We have clearly made the point that, if we want to see a step change, which we believe is the ambition of the Minister for Mental Health, we need to have the resources for that. However, we have not yet seen any evidence that we will have those resources. It is not as if there are not other policy areas in which the Government has made clear and specific resource commitments in relation to issues of clear concern. For example, last year, a £500,000 pot of resources was announced to support locally developed projects to address social isolation and loneliness, and £50 million was identified to meet homelessness targets.

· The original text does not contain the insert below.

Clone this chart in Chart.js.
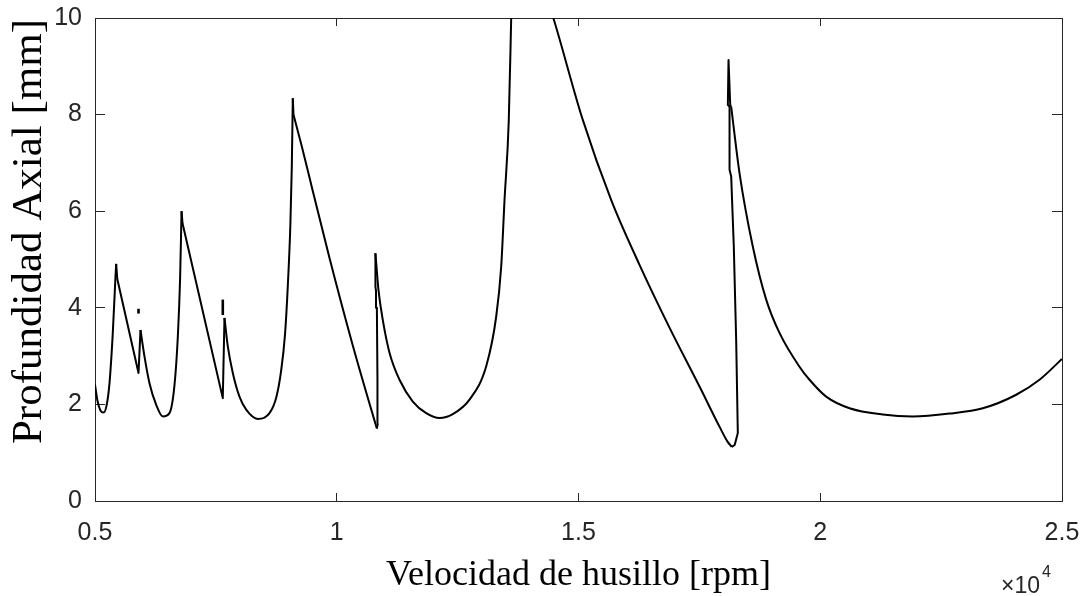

Our belief is that the increase in the level of suicide that we have experienced—although, of course, we hope that it will be only a one-year increase—means that, when the plan is published, we need to see that there are resources behind the leadership group. If it is to be able to deliver everything that everyone on this panel wants it to deliver, it needs to be able to direct resources and shape plans effectively, and it needs resources in order to be able to do that.

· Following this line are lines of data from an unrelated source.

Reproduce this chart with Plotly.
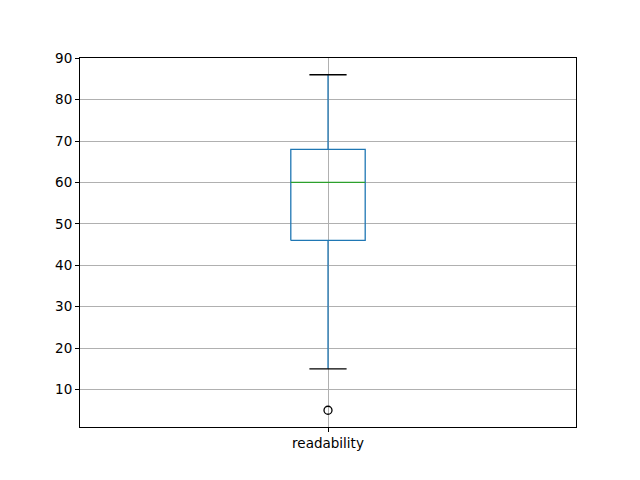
import plotly.graph_objects as go

category = ["readability"]
q1 = [46]
median = [60]
q3 = [68]
lower_whisker = [15]
upper_whisker = [86]
outliers = [[5]]

box_half = 0.075
cap_half = 0.0375

fig = go.Figure()
for i, name in enumerate(category):
    x0 = i + 1
    fig.add_trace(go.Scatter(
        x=[x0 - box_half, x0 + box_half, x0 + box_half, x0 - box_half, x0 - box_half],
        y=[q1[i], q1[i], q3[i], q3[i], q1[i]],
        mode="lines", line=dict(color="#1f77b4", width=1.3), hoverinfo="skip"))
    fig.add_trace(go.Scatter(x=[x0, x0], y=[q3[i], upper_whisker[i]], mode="lines",
                             line=dict(color="#1f77b4", width=1.3), hoverinfo="skip"))
    fig.add_trace(go.Scatter(x=[x0, x0], y=[q1[i], lower_whisker[i]], mode="lines",
                             line=dict(color="#1f77b4", width=1.3), hoverinfo="skip"))
    for v in (upper_whisker[i], lower_whisker[i]):
        fig.add_trace(go.Scatter(x=[x0 - cap_half, x0 + cap_half], y=[v, v], mode="lines",
                                 line=dict(color="black", width=1.3), hoverinfo="skip"))
    fig.add_trace(go.Scatter(x=[x0 - box_half, x0 + box_half], y=[median[i], median[i]],
                             mode="lines", line=dict(color="#2ca02c", width=1.3), hoverinfo="skip"))
    fig.add_trace(go.Scatter(x=[x0] * len(outliers[i]), y=outliers[i], mode="markers",
                             marker=dict(symbol="circle-open", size=8,
                                         line=dict(color="black", width=1.3), color="black"),
                             hoverinfo="skip"))

all_vals = lower_whisker + upper_whisker + [v for o in outliers for v in o]
lo, hi = min(all_vals), max(all_vals)
pad = (hi - lo) * 0.05

fig.update_layout(
    width=624, height=464,
    margin=dict(l=72, r=56, t=50, b=45),
    paper_bgcolor="white", plot_bgcolor="white",
    showlegend=False,
    font=dict(family="DejaVu Sans", size=13.5, color="black"),
    xaxis=dict(range=[0.5, len(category) + 0.5], tickmode="array",
               tickvals=list(range(1, len(category) + 1)), ticktext=category,
               showgrid=True, gridcolor="#b0b0b0", gridwidth=0.8,
               showline=True, linecolor="black", linewidth=1, mirror=True,
               ticks="outside", ticklen=4, tickcolor="black", zeroline=False,
               automargin=False),
    yaxis=dict(range=[lo - pad, hi + pad], tickmode="array",
               tickvals=list(range(10, 91, 10)),
               showgrid=True, gridcolor="#b0b0b0", gridwidth=0.8,
               showline=True, linecolor="black", linewidth=1, mirror=True,
               ticks="outside", ticklen=4, tickcolor="black", zeroline=False,
               automargin=False),
)

fig.write_html("out.html")
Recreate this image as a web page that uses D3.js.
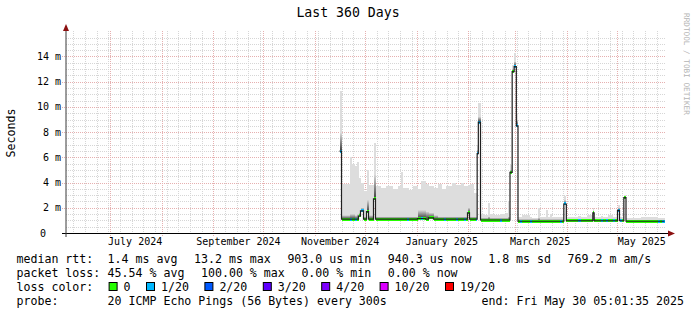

Does that mean specified, ring-fenced resources?
There is plenty of evidence that, since we lost the element of ring fencing in 2002, we have lost the ability to do what I have talked about. A number of my colleagues have spoken to that issue. In England, £25 million has been identified across three years for local suicide prevention priorities. To make sure that the necessary work happens, we need resources to be allocated to that.

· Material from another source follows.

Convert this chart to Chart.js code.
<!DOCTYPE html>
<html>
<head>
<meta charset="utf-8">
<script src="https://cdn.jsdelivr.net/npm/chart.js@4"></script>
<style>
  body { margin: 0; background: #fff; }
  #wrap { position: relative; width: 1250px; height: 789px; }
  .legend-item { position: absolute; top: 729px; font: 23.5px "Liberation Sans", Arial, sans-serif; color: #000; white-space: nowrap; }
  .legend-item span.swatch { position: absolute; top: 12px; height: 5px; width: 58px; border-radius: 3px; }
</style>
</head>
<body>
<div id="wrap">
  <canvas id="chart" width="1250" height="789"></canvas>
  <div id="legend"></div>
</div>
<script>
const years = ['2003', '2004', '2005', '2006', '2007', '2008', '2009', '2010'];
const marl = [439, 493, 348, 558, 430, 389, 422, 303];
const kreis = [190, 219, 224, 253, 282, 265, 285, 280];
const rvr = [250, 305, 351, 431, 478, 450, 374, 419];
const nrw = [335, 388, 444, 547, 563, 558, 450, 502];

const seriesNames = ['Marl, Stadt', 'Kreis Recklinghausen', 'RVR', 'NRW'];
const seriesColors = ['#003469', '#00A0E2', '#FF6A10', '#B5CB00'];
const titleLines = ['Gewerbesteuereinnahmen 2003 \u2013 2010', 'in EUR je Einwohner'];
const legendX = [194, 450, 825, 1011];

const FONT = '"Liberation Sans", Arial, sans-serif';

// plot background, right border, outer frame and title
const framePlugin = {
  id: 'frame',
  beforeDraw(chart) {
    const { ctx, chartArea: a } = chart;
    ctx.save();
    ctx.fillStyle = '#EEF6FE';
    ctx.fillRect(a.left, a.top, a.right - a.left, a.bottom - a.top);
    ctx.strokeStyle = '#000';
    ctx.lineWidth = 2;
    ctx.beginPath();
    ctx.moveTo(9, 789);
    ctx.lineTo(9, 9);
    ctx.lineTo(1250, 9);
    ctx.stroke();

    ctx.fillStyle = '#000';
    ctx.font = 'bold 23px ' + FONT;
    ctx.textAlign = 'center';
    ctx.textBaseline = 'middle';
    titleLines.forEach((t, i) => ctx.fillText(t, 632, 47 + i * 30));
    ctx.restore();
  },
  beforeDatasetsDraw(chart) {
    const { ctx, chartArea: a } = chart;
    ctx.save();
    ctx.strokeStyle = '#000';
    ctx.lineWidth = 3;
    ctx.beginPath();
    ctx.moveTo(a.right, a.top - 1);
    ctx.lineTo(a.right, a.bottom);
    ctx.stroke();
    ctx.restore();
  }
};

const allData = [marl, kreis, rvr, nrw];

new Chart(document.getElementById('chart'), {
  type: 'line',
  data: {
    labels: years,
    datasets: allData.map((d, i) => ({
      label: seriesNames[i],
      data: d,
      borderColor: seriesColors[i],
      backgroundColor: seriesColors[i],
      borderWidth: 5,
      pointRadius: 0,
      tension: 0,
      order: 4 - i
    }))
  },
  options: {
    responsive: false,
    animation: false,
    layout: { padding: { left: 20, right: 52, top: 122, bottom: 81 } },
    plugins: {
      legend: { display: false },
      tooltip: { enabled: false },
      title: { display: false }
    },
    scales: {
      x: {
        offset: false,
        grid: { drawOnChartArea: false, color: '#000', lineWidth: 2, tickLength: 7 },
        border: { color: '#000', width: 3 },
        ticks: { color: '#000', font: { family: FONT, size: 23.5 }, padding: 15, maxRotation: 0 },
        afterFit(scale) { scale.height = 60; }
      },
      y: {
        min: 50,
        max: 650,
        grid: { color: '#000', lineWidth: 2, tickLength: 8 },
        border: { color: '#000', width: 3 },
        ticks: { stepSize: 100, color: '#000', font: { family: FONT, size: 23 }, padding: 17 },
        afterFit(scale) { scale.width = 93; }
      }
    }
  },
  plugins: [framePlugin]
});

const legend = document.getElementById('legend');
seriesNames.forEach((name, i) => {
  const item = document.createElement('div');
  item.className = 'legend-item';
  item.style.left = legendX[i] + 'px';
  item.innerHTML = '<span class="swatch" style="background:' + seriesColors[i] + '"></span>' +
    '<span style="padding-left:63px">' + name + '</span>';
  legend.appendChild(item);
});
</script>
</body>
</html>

We need resources to be allocated, and we need clarity on timescales. I would like there to be resources and timetables against each action, and a pot for the national leadership group to hold to enable it to transparently fund local activities. As James Jopling has just said, that is what we have lost in Scotland. Under the original choose life strategy, we had a clear, transparent budget and we had local budgeting that could be tracked, but that has been lost.
I do not have a figure in my head for what the budget should be. That is partly due to the lack of clarity around what is being spent at the moment on suicide prevention. We need to know what is being spent, even if we do not necessarily have an audit as such.
The resources can be ring fenced or not, but there needs to be strong ministerial guidance on how the budget is spent locally. We believe that the best route for that to happen is through ensuring that the national body—the leadership group—is a budget-holding body that can, either through an innovation fund model or by direct funding, provide resources to local partners. Of course, that money should be tracked and the projects should be evaluated.
I agree with what the guys have said. I think that the resources have to be ring fenced. However, within that, it is important to note that you cannot rely on the third sector to do everything. Speaking from the point of view of someone who works in male mental health and suicide, I believe that funds must be allocated specifically towards that. We cannot rely on charities being able to raise the funds themselves to combat those issues.
I agree with what has been said about the budget and the timescales. However, there must also be compulsory delivery across the whole of Scotland. We do not want the work to be targeted only in specific areas. The whole of Scotland faces the challenge, so we want action to be taken across the entire landmass of Scotland.
We have an opportunity to bring suicide prevention back on to the political agenda. We will be able to do that through creating a new national body that can lead that step change and bring the required leadership.
Do you agree with what has been said about the funding and timescales being included in the strategic plan?
Absolutely. We need teeth and resources.
Thank you, gentlemen. This has been a thorough evidence session.